Bu olay mutlaka açığa çıkmalıdır ve aydınlatılmalıdır. Anayasa Mahkemesi’nin vermiş olduğu karar da çok önemlidir. Anayasa Mahkemesi burada bir ‘hak ihlalinin olduğunu’ ve ‘yaşam hakkının ihlal edildiğini’ belirtiyor. Bu karar 10 Ekim davası için önemli bir karardır. Bunu da takip edeceğiz.
"ANAYASA MAHKEMESİ YENİDEN YARGILAMA YAPILMASINA KARAR VERMİŞTİR"

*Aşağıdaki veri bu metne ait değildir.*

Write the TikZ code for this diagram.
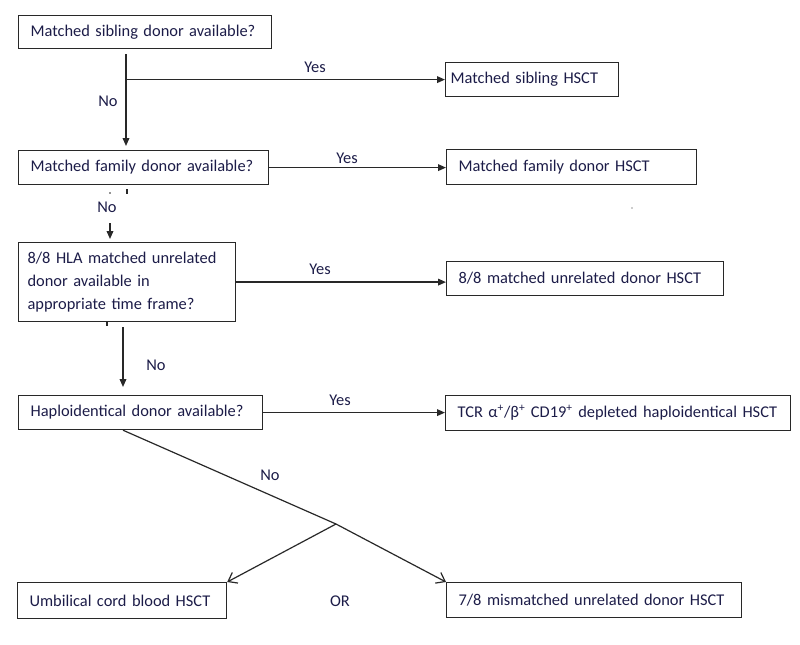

10 Ekim Mağdurlarının Avukatı Berna Karadaş ise Anayasa Mahkemesi’nin vermiş olduğu kararla ilgili şunları ifade etti:
"10 Ekim 2015’te Ankara Gar’ında yaşanan cumhuriyet tarihinin en büyük katliamında müvekkilim İbrahim Kanbal yaralanmış, birçok arkadaşını da bu katliamda kaybetmiştir. Maddi ve manevi tazminat talebiyle yerel mahkemede dava açtık. Yerel mahkeme manevi tazminat talebimizi kısmen kabul etmiş, maddi tazminat talebimizi reddetmiş ve olayda ‘hizmet kusuru’ olduğunu kabul etmiştir. İstinaf Mahkemesi ise verilen manevi tazminatı fazla bulmuş, yarı oranında düşürmüş, olayda devletin kusurlu olmadığına karar vermiş, ‘devletin sosyal risk’ ilkesine dayanmıştır. Biz bu karar üzerine Anayasa Mahkemesine ‘yaşan hakkı ihlali’ ve ‘adil yargılama hakkının ihlal edildiği’ gerekçesiyle başvurduk.
Dün, Anayasa Mahkemesi bir karar verdi. Anayasa Mahkemesi, Anayasa’nın 17. maddesinde güvence altına alınan ‘yaşam hakkının usul boyutunda ihlal edildiğini’ ve yeniden yargılama yapılmasına karar vermiştir. Bu karar ışığında yerel mahkemenin, yaşanan bu katliamda ‘devletin bu olayı engellemeye yönelik gerekli işlem ve önlemleri’ yerine getirip getirmediğini araştırması ve ona göre hüküm kurması gerekmektedir."